◆ **GIVEN INSTRUCTION**
Take the listing from its first line through the line that contains "color=ink, line=dict(width=1.2, color=ink))))" and please retype those lines exactly, leaving out the pictures.

---

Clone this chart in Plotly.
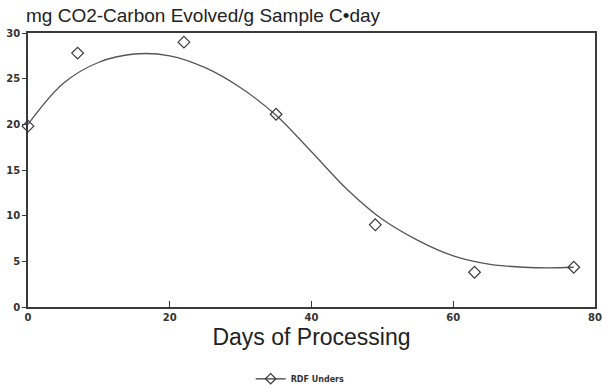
import plotly.graph_objects as go

# Measured data points (RDF Unders)
days = [0, 7, 22, 35, 49, 63, 77]
co2 = [19.8, 27.8, 29.0, 21.1, 9.0, 3.8, 4.35]

# Fitted curve
curve_days = [0, 5, 10, 15, 20, 25, 30, 35, 40, 45, 50, 55, 60, 65, 70, 75, 77]
curve_co2 = [20.0, 24.5, 26.8, 27.7, 27.5, 26.2, 24.0, 21.0, 17.0, 12.9, 9.6, 7.3, 5.6, 4.7, 4.35, 4.3, 4.35]

x_ticks = [0, 20, 40, 60, 80]
y_ticks = [0, 5, 10, 15, 20, 25, 30]

title_text = "mg CO2-Carbon Evolved/g Sample C\u2022day"
x_title = "Days of Processing"
series_name = "RDF Unders"

ink = "#3a3a3a"

fig = go.Figure()
fig.add_trace(go.Scatter(
    x=curve_days, y=curve_co2, mode="lines", line=dict(color="#555555", width=1.3, shape="spline", smoothing=1.0),
    showlegend=False, hoverinfo="skip"))
fig.add_trace(go.Scatter(
    x=days, y=co2, mode="markers",
    marker=dict(symbol="diamond-open", size=9, color=ink, line=dict(width=1.2, color=ink)),
    showlegend=False, cliponaxis=False))
fig.add_trace(go.Scatter(
    x=[None], y=[None], mode="lines+markers", name=series_name,
    line=dict(color=ink, width=1.2),
    marker=dict(symbol="diamond-open", size=8, color=ink, line=dict(width=1.2, color=ink))))

fig.update_layout(
    width=602, height=387,
    margin=dict(l=28, r=7, t=33, b=80, autoexpand=False),
    paper_bgcolor="white", plot_bgcolor="white",
    title=dict(text=title_text, x=26/602, xanchor="left", xref="container",
               y=1 - 15/387, yanchor="middle", yref="container", pad=dict(l=0, r=0, t=0, b=0),
               font=dict(family="Liberation Sans, Arial, sans-serif", size=19, color="#222222")),
    legend=dict(orientation="h", x=0.48, xanchor="center",
                y=-0.262, yanchor="middle",
                font=dict(family="DejaVu Sans, sans-serif", size=8, color="#333333", weight="bold"),
                itemwidth=30),
    showlegend=True,
)
fig.update_xaxes(
    range=[0, 80], tickvals=x_ticks, ticks="inside", ticklen=6, tickcolor=ink,
    showline=True, linecolor=ink, linewidth=1.5, mirror=True, showgrid=False, zeroline=False,
    automargin=False,
    tickfont=dict(family="DejaVu Sans, sans-serif", size=10, color="#333333", weight="bold"),
    title=dict(text=x_title, standoff=7,
               font=dict(family="Liberation Sans, Arial, sans-serif", size=23, color="#222222")))
fig.update_yaxes(
    range=[0, 30], tickvals=y_ticks, ticks="outside", ticklen=4, tickcolor=ink,
    showline=True, linecolor=ink, linewidth=1.5, mirror=True, showgrid=False, zeroline=False,
    automargin=False,
    tickfont=dict(family="DejaVu Sans, sans-serif", size=10, color="#333333", weight="bold"))

fig.write_html("out.html", config={"displayModeBar": False},
               post_script="document.body.style.margin='0';document.body.style.overflow='hidden';")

---

◆ **EXERCISE RESULT**
Clone this chart in Plotly.
import plotly.graph_objects as go

# Measured data points (RDF Unders)
days = [0, 7, 22, 35, 49, 63, 77]
co2 = [19.8, 27.8, 29.0, 21.1, 9.0, 3.8, 4.35]

# Fitted curve
curve_days = [0, 5, 10, 15, 20, 25, 30, 35, 40, 45, 50, 55, 60, 65, 70, 75, 77]
curve_co2 = [20.0, 24.5, 26.8, 27.7, 27.5, 26.2, 24.0, 21.0, 17.0, 12.9, 9.6, 7.3, 5.6, 4.7, 4.35, 4.3, 4.35]

x_ticks = [0, 20, 40, 60, 80]
y_ticks = [0, 5, 10, 15, 20, 25, 30]

title_text = "mg CO2-Carbon Evolved/g Sample C\u2022day"
x_title = "Days of Processing"
series_name = "RDF Unders"

ink = "#3a3a3a"

fig = go.Figure()
fig.add_trace(go.Scatter(
    x=curve_days, y=curve_co2, mode="lines", line=dict(color="#555555", width=1.3, shape="spline", smoothing=1.0),
    showlegend=False, hoverinfo="skip"))
fig.add_trace(go.Scatter(
    x=days, y=co2, mode="markers",
    marker=dict(symbol="diamond-open", size=9, color=ink, line=dict(width=1.2, color=ink)),
    showlegend=False, cliponaxis=False))
fig.add_trace(go.Scatter(
    x=[None], y=[None], mode="lines+markers", name=series_name,
    line=dict(color=ink, width=1.2),
    marker=dict(symbol="diamond-open", size=8, color=ink, line=dict(width=1.2, color=ink))))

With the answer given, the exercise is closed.